ITAR-controlled technical data, including drawings, CAD models, specifications, and process instructions, cannot be disclosed to non-US persons or transferred outside the United States without authorization. A compliant Cranston shop must therefore control where that data lives and who can reach it. Expect to see access restricted to US persons, with a documented process for verifying US-person status. The shop's IT environment, including file storage, email, and any cloud services, must be configured so that controlled data is not accessible to foreign persons or stored outside compliant US infrastructure; generic consumer cloud tools are a common failure point. On the floor, the shop should control visitors and contractors so that controlled hardware and drawings aren't exposed to unauthorized individuals. Training is part of it too: employees who handle controlled data should understand their obligations. Because an ITAR violation in the supply chain creates exposure for the buyer as well as the supplier, you should confirm these controls before sharing any controlled drawing, ideally by reviewing the shop's technology control plan.
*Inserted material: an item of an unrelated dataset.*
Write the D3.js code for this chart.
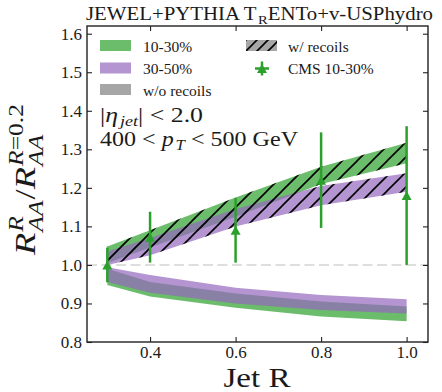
<!DOCTYPE html>
<html>

<head>
    <script src="https://cdn.jsdelivr.net/npm/d3@7/dist/d3.min.js"></script>
    <style>
        body {
            margin: 0;
            background: white;
        }

        svg text {
            font-family: "Liberation Serif", "DejaVu Serif", serif;
            fill: #1a1a1a;
            white-space: pre;
        }
    </style>
</head>

<body>
    <div id="vis"></div>
</body>
<script>
    /* Data */
    var jetR = [0.3, 0.4, 0.6, 0.8, 1.0];

    // with recoils (hatched bands)
    var rec1030Lo = [1.005, 1.045, 1.125, 1.210, 1.264];
    var rec1030Hi = [1.048, 1.090, 1.175, 1.255, 1.317];
    var rec3050Lo = [1.000, 1.025, 1.100, 1.155, 1.190];
    var rec3050Hi = [1.035, 1.070, 1.145, 1.205, 1.238];

    // without recoils (plain bands)
    var noRec1030Lo = [0.948, 0.918, 0.889, 0.866, 0.854];
    var noRec1030Hi = [0.990, 0.956, 0.926, 0.905, 0.892];
    var noRec3050Lo = [0.956, 0.928, 0.900, 0.883, 0.874];
    var noRec3050Hi = [0.994, 0.974, 0.941, 0.922, 0.911];

    // CMS 10-30%
    var cmsVal = [1.000, 1.072, 1.090, 1.220, 1.180];
    var cmsErr = [0.045, 0.066, 0.084, 0.124, 0.180];

    var xTicks = [0.4, 0.6, 0.8, 1.0];
    var yTicks = [0.8, 0.9, 1.0, 1.1, 1.2, 1.3, 1.4, 1.5, 1.6];

    var green = "#2ca02c", purple = "#9467bd", grey = "#808080";

    /* Layout */
    var W = 442, H = 392;
    var margin = { top: 26, right: 14, bottom: 50, left: 87 },
        width = W - margin.left - margin.right,
        height = H - margin.top - margin.bottom;

    var svg = d3.select("#vis").append("svg")
        .attr("width", W).attr("height", H);

    var defs = svg.append("defs");
    var hatch = defs.append("pattern")
        .attr("id", "hatch")
        .attr("patternUnits", "userSpaceOnUse")
        .attr("width", 15).attr("height", 15);
    hatch.append("path")
        .attr("d", "M-4,4 L4,-4 M0,15 L15,0 M11,19 L19,11")
        .attr("stroke", "black").attr("stroke-width", 1.6);
    var hatchSmall = defs.append("pattern")
        .attr("id", "hatchSmall")
        .attr("patternUnits", "userSpaceOnUse")
        .attr("width", 11).attr("height", 11);
    hatchSmall.append("path")
        .attr("d", "M-3,3 L3,-3 M0,11 L11,0 M8,14 L14,8")
        .attr("stroke", "black").attr("stroke-width", 1.6);

    var g = svg.append("g")
        .attr("transform", "translate(" + margin.left + "," + margin.top + ")");

    /* Scales */
    var x = d3.scaleLinear().domain([0.2525, 1.05]).range([0, width]);
    var y = d3.scaleLinear().domain([0.8, 1.62]).range([height, 0]);

    /* helpers for math-like text */
    function addSegs(t, segs) {
        segs.forEach(function (s) {
            t.append("tspan").text(s[0]).style("font-style", s[1] ? "italic" : "normal");
        });
    }
    // one text element; subscripts done with dy shifts
    function inlineText(parent, px, py, size, segs, target) {
        var t = parent.append("text").attr("x", px).attr("y", py).style("font-size", size + "px");
        var shift = 0;
        segs.forEach(function (s) {
            var sub = s[2] ? 0.2 * size : 0;
            t.append("tspan").text(s[0])
                .attr("dy", sub - shift)
                .attr("dx", s[2] ? 0.08 * size : null)
                .style("font-style", s[1] ? "italic" : "normal")
                .style("font-size", s[2] ? 0.7 * size + "px" : null);
            shift = sub;
        });
        if (target) t.attr("textLength", target).attr("lengthAdjust", "spacingAndGlyphs");
        return t;
    }
    // stacked sup/sub version (for the y label)
    function mathText(parent, size, parts, target) {
        var outer = parent.append("g");
        var inner = outer.append("g");
        var cx = 0;
        parts.forEach(function (p) {
            if (p.t) {
                var t = inner.append("text").attr("x", cx).attr("y", 0).style("font-size", size + "px");
                addSegs(t, p.t);
                cx += t.node().getComputedTextLength();
            } else {
                var w = 0;
                cx += 0.03 * size;
                if (p.sup) {
                    var ts = inner.append("text").attr("x", cx).attr("y", -0.4 * size).style("font-size", 0.7 * size + "px");
                    addSegs(ts, p.sup);
                    w = Math.max(w, ts.node().getComputedTextLength());
                }
                if (p.sub) {
                    var tb = inner.append("text").attr("x", cx).attr("y", 0.27 * size).style("font-size", 0.7 * size + "px");
                    addSegs(tb, p.sub);
                    w = Math.max(w, tb.node().getComputedTextLength());
                }
                cx += w + 0.03 * size;
            }
        });
        if (target) inner.attr("transform", "scale(" + (target / cx) + ",1)");
        return outer;
    }

    /* Reference line at 1 */
    g.append("line")
        .attr("x1", 0).attr("x2", width)
        .attr("y1", y(1)).attr("y2", y(1))
        .attr("stroke", "#dedede").attr("stroke-width", 2)
        .attr("stroke-dasharray", "10,4.5");

    /* Bands */
    function band(lo, hi) {
        return jetR.map(function (r, i) { return { r: r, lo: lo[i], hi: hi[i] }; });
    }
    var area = d3.area()
        .x(function (d) { return x(d.r); })
        .y0(function (d) { return y(d.lo); })
        .y1(function (d) { return y(d.hi); });

    var bands = [
        { data: band(rec1030Lo, rec1030Hi), color: green, hatched: true },
        { data: band(rec3050Lo, rec3050Hi), color: purple, hatched: true },
        { data: band(noRec1030Lo, noRec1030Hi), color: green, hatched: false },
        { data: band(noRec3050Lo, noRec3050Hi), color: purple, hatched: false }
    ];
    bands.forEach(function (b) {
        g.append("path").datum(b.data)
            .attr("d", area)
            .attr("fill", b.color).attr("fill-opacity", 0.7);
        if (b.hatched) {
            g.append("path").datum(b.data)
                .attr("d", area)
                .attr("fill", "url(#hatch)");
        }
    });

    /* CMS points */
    var cms = jetR.map(function (r, i) { return { r: r, v: cmsVal[i], e: cmsErr[i] }; });
    g.selectAll(".err").data(cms).enter().append("line")
        .attr("x1", function (d) { return x(d.r); })
        .attr("x2", function (d) { return x(d.r); })
        .attr("y1", function (d) { return y(d.v - d.e); })
        .attr("y2", function (d) { return y(d.v + d.e); })
        .attr("stroke", green).attr("stroke-width", 2.5);
    var tri = "M0,-4.5 L5,4.5 L-5,4.5 Z";
    g.selectAll(".mk").data(cms).enter().append("path")
        .attr("d", tri)
        .attr("transform", function (d) { return "translate(" + x(d.r) + "," + y(d.v) + ")"; })
        .attr("fill", green);

    /* Axes */
    var fmt = d3.format(".1f");
    var axB = g.append("g").attr("transform", "translate(0," + height + ")")
        .call(d3.axisBottom(x).tickValues(xTicks).tickFormat(fmt).tickSizeInner(-5).tickSizeOuter(0).tickPadding(3.5));
    var axL = g.append("g")
        .call(d3.axisLeft(y).tickValues(yTicks).tickFormat(fmt).tickSizeInner(-5).tickSizeOuter(0).tickPadding(5));
    var axT = g.append("g")
        .call(d3.axisTop(x).tickValues(xTicks).tickFormat("").tickSizeInner(-5).tickSizeOuter(0));
    var axR = g.append("g").attr("transform", "translate(" + width + ",0)")
        .call(d3.axisRight(y).tickValues(yTicks).tickFormat("").tickSizeInner(-5).tickSizeOuter(0));
    [axB, axL, axT, axR].forEach(function (a) {
        a.attr("font-family", null);
        a.select(".domain").remove();
        a.selectAll(".tick line").attr("stroke", "#222").attr("stroke-width", 1.1);
        a.selectAll(".tick text").style("font-size", "17px").attr("fill", "#2a2a2a");
    });
    g.append("rect")
        .attr("width", width).attr("height", height)
        .attr("fill", "none").attr("stroke", "#222").attr("stroke-width", 1.4);

    /* Title */
    inlineText(svg, 86, 20, 18, [
        ["JEWEL+PYTHIA T"], ["R", 0, 1], ["ENTo+v-USPhydro"]
    ], 347);

    /* Axis labels */
    svg.append("text")
        .attr("x", 257).attr("y", 387)
        .attr("text-anchor", "middle")
        .attr("textLength", 67).attr("lengthAdjust", "spacingAndGlyphs")
        .style("font-size", "28px")
        .text("Jet R");

    mathText(svg, 30, [
        { t: [["R", 1]] },
        { sup: [["R", 1]], sub: [["AA", 1]] },
        { t: [["/"]] },
        { t: [["R", 1]] },
        { sup: [["R", 1], ["=0.2"]], sub: [["AA", 1]] }
    ], 152).attr("transform", "translate(35,255) rotate(-90)");

    /* Annotations */
    inlineText(svg, 100, 122, 22, [
        ["|"], ["η", 1], ["jet", 1, 1], ["| < 2.0"]
    ], 103);
    inlineText(svg, 100, 146, 22, [
        ["400 < "], ["p", 1], ["T", 1, 1], [" < 500 GeV"]
    ], 198);

    /* Legend */
    var leg = svg.append("g");
    var patches = [
        { y: 40, fill: green, label: "10-30%" },
        { y: 62.5, fill: purple, label: "30-50%" },
        { y: 84, fill: grey, label: "w/o recoils" }
    ];
    patches.forEach(function (p) {
        leg.append("rect").attr("x", 100).attr("y", p.y).attr("width", 31).attr("height", 11)
            .attr("fill", p.fill).attr("fill-opacity", 0.7);
        leg.append("text").attr("x", 143).attr("y", p.y + 11.5)
            .style("font-size", "15.5px").text(p.label);
    });
    leg.append("rect").attr("x", 246).attr("y", 40).attr("width", 31).attr("height", 11)
        .attr("fill", grey).attr("fill-opacity", 0.7);
    leg.append("rect").attr("x", 246).attr("y", 40).attr("width", 31).attr("height", 11)
        .attr("fill", "url(#hatchSmall)");
    leg.append("text").attr("x", 288).attr("y", 51.5)
        .style("font-size", "15.5px").text("w/ recoils");

    var mk = leg.append("g").attr("transform", "translate(262,68.5)");
    mk.append("line").attr("x1", 0).attr("x2", 0).attr("y1", -7).attr("y2", 7)
        .attr("stroke", green).attr("stroke-width", 2.5);
    mk.append("line").attr("x1", -7).attr("x2", 7).attr("y1", 0).attr("y2", 0)
        .attr("stroke", green).attr("stroke-width", 2.5);
    mk.append("path").attr("d", tri).attr("fill", green);
    leg.append("text").attr("x", 288).attr("y", 74)
        .style("font-size", "15.5px").text("CMS 10-30%");
</script>

</html>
Defense hardware tends to require a full stack of disciplines, and primes flow them down together. ITAR provides the compliance and technical-data-control layer that lets a shop lawfully handle controlled defense drawings and parts. AS9100 Rev D provides the quality system, covering inspection, traceability, configuration management, and first-article inspection. NADCAP provides the special-process accreditation for operations like heat treatment, anodizing, passivation, and nondestructive testing that defense parts typically need. A Cranston shop that has built itself for controlled defense work almost always carries all three, because a defense customer requires all three for the same job. For a buyer, this bundling is convenient: when you identify a Cranston supplier genuinely equipped for controlled work, it usually arrives with the complete credential set and understands the contractual flow-downs without needing them spelled out. Conversely, a shop that holds only one piece of the stack is generally not set up for full defense work, and you should confirm exactly which controlled operations it can lawfully and competently perform in-house versus route to qualified sources.